Travels with a Medieval Queen


Two Women Set Out Across Europe in Search of a Dead Queen The medieval queen in question is Constance of Hauteville, daughter of the Norman King Roger II of Sicily, wife of the Holy Roman Emperor Henry VI, and mother to the Emperor Frederick II. In 1194, at the age of forty, Constance journeyed from Germany south to reconquer her father's throne. On the way she discovered that she was pregnant for the first time. She decided to give birth in public so that the world would know the child was truly hers. These intriguing facts, and very few others, are all we know directly of Constance's life.

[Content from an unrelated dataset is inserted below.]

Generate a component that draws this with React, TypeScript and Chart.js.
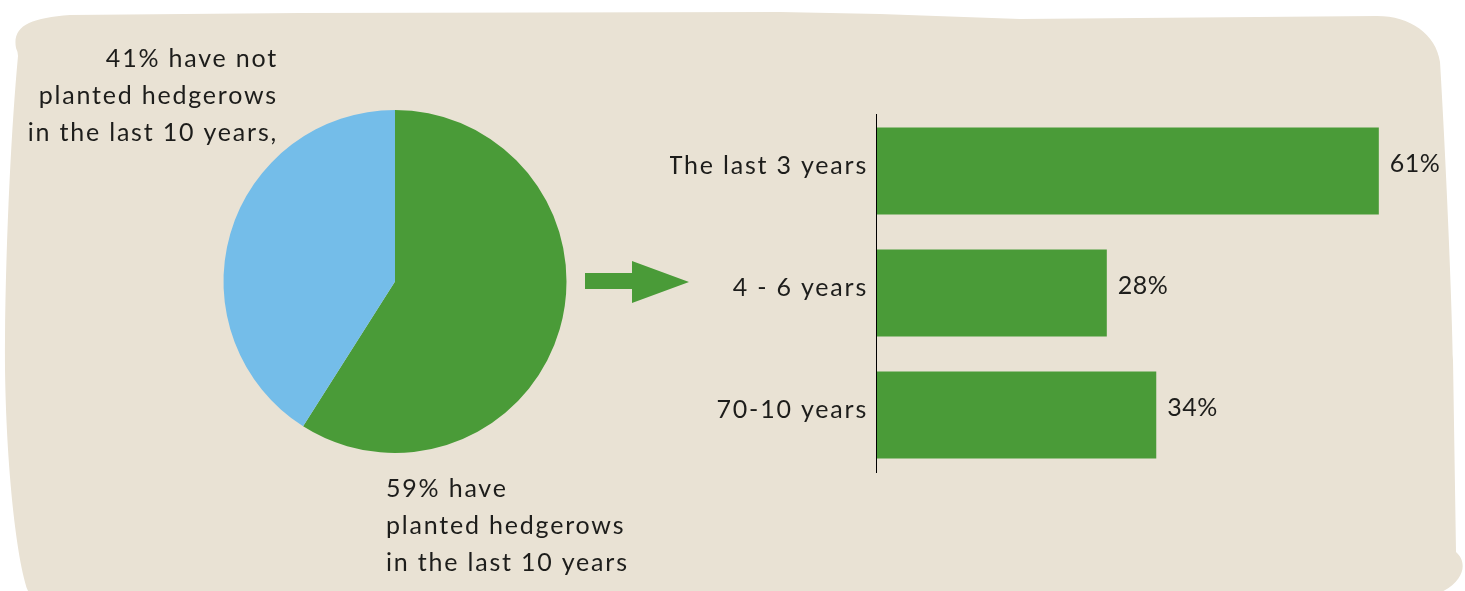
import React, { useEffect, useRef } from "react";
import { Chart, registerables } from "chart.js";

Chart.register(...registerables);

// ---- data ----
const pieCategories = ["Have planted hedgerows", "Have not planted hedgerows"];
const pieValues = [59, 41];
const barCategories = ["The last 3 years", "4 - 6 years", "70-10 years"];
const barValues = [61, 28, 34];
const topNoteLines = [`${pieValues[1]}% have not`, "planted hedgerows", "in the last 10 years,"];
const bottomNoteLines = [`${pieValues[0]}% have`, "planted hedgerows", "in the last 10 years"];

// ---- styles ----
const GREEN = "#4a9b38";
const BLUE = "#74bde9";
const BEIGE = "#e9e2d4";
const INK = "#1d1d1b";
const FONT_FAMILY = "Lato, 'Open Sans', sans-serif";
const FONT_SIZE = 25;
const LETTER_SPACING = "1.8px";
const W = 1465;
const H = 591;

function drawBlob(ctx: CanvasRenderingContext2D) {
  ctx.save();
  ctx.fillStyle = BEIGE;
  ctx.beginPath();
  ctx.moveTo(16, 48);
  ctx.bezierCurveTo(12, 26, 30, 18, 70, 15);
  ctx.lineTo(300, 13);
  ctx.lineTo(780, 12);
  ctx.lineTo(880, 14);
  ctx.lineTo(1020, 19);
  ctx.lineTo(1377, 16);
  ctx.bezierCurveTo(1410, 16, 1436, 34, 1440, 62);
  ctx.bezierCurveTo(1446, 160, 1452, 300, 1453, 360);
  ctx.lineTo(1456, 552);
  ctx.bezierCurveTo(1468, 562, 1466, 584, 1432, 596);
  ctx.lineTo(30, 596);
  ctx.bezierCurveTo(14, 560, 4, 430, 5, 340);
  ctx.bezierCurveTo(6, 230, 12, 120, 18, 56);
  ctx.quadraticCurveTo(18, 52, 16, 48);
  ctx.closePath();
  ctx.fill();
  ctx.restore();
}

function drawArrow(ctx: CanvasRenderingContext2D) {
  ctx.save();
  ctx.fillStyle = GREEN;
  ctx.beginPath();
  ctx.moveTo(585, 273);
  ctx.lineTo(632, 273);
  ctx.lineTo(632, 261);
  ctx.lineTo(689, 282);
  ctx.lineTo(632, 303);
  ctx.lineTo(632, 289);
  ctx.lineTo(585, 289);
  ctx.closePath();
  ctx.fill();
  ctx.restore();
}

function drawNotes(ctx: CanvasRenderingContext2D) {
  ctx.save();
  ctx.fillStyle = INK;
  ctx.font = `${FONT_SIZE}px ${FONT_FAMILY}`;
  (ctx as any).letterSpacing = LETTER_SPACING;
  ctx.textBaseline = "middle";
  ctx.textAlign = "right";
  topNoteLines.forEach((t, i) => ctx.fillText(t, 278, 58.5 + i * 37));
  ctx.textAlign = "left";
  bottomNoteLines.forEach((t, i) => ctx.fillText(t, 386, 489 + i * 37));
  ctx.restore();
}

const pieDecor = {
  id: "pieDecor",
  beforeDraw(chart: any) {
    drawBlob(chart.ctx);
  },
  afterDraw(chart: any) {
    drawArrow(chart.ctx);
    drawNotes(chart.ctx);
  },
};

const barDecor = {
  id: "barDecor",
  beforeDraw(chart: any) {
    (chart.ctx as any).letterSpacing = LETTER_SPACING;
  },
  afterDatasetsDraw(chart: any) {
    const ctx = chart.ctx as CanvasRenderingContext2D;
    const area = chart.chartArea;
    ctx.save();
    // axis line
    ctx.strokeStyle = "#000";
    ctx.lineWidth = 1;
    ctx.beginPath();
    ctx.moveTo(area.left + 0.5, area.top + 4);
    ctx.lineTo(area.left + 0.5, area.bottom - 3);
    ctx.stroke();
    // value labels
    ctx.fillStyle = INK;
    ctx.font = `${FONT_SIZE}px ${FONT_FAMILY}`;
    (ctx as any).letterSpacing = "0.5px";
    ctx.textAlign = "left";
    ctx.textBaseline = "middle";
    const meta = chart.getDatasetMeta(0);
    meta.data.forEach((bar: any, i: number) => {
      ctx.fillText(`${barValues[i]}%`, bar.x + 11, bar.y - 7);
    });
    ctx.restore();
  },
};

export default function App() {
  const pieRef = useRef<HTMLCanvasElement>(null);
  const barRef = useRef<HTMLCanvasElement>(null);

  useEffect(() => {
    const pie = new Chart(pieRef.current!, {
      type: "pie",
      data: {
        labels: pieCategories,
        datasets: [
          {
            data: pieValues,
            backgroundColor: [GREEN, BLUE],
            borderWidth: 0,
          },
        ],
      },
      options: {
        responsive: false,
        animation: false,
        devicePixelRatio: 1,
        layout: { padding: { left: 223, right: 898, top: 110, bottom: 138 } },
        plugins: { legend: { display: false }, tooltip: { enabled: false } },
      },
      plugins: [pieDecor],
    });

    const bar = new Chart(barRef.current!, {
      type: "bar",
      data: {
        labels: barCategories,
        datasets: [
          {
            data: barValues,
            backgroundColor: GREEN,
            borderWidth: 0,
            categoryPercentage: 1,
            barPercentage: 0.713,
          },
        ],
      },
      options: {
        indexAxis: "y",
        responsive: false,
        animation: false,
        devicePixelRatio: 1,
        layout: { padding: { left: 670, right: 12, top: 110, bottom: 115 } },
        plugins: { legend: { display: false }, tooltip: { enabled: false } },
        scales: {
          x: { display: false, min: 0, max: 70 },
          y: {
            grid: { display: false, drawTicks: false },
            border: { display: false },
            afterFit: (scale: any) => {
              scale.width = 206;
            },
            ticks: {
              color: INK,
              padding: 8,
              labelOffset: -5,
              font: { family: FONT_FAMILY, size: FONT_SIZE },
            },
          },
        },
      },
      plugins: [barDecor],
    });

    return () => {
      pie.destroy();
      bar.destroy();
    };
  }, []);

  return (
    <div style={{ position: "fixed", left: 0, top: 0, width: W, height: H, background: "#fff" }}>
      <canvas ref={pieRef} width={W} height={H} style={{ position: "absolute", left: 0, top: 0 }} />
      <canvas ref={barRef} width={W} height={H} style={{ position: "absolute", left: 0, top: 0 }} />
    </div>
  );
}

Seventeen years ago, Mary Taylor Simeti promised in On Persephone's Island--her now-classic memoir of an American in Sicily--that she would someday tell the story of Constance (who was, like her, an expatriate and the mother of a bicultural family). In Travels with a Medieval Queen, Simeti keeps her promise: retracing Constance's route from Germany to Sicily, contrasting the exotic setting of Constance's childhood in Palermo with that of her married life in the north, and drawing on reading in contiguous fields to flesh out a spare legacy of historical facts. This is the beautifully illustrated chronicle of Simeti's twentieth-century travels, first in books, then on the road, as she searches the landscapes and the monuments that survive from the twelfth century for clues to the inner life of a mother who was also a monarch.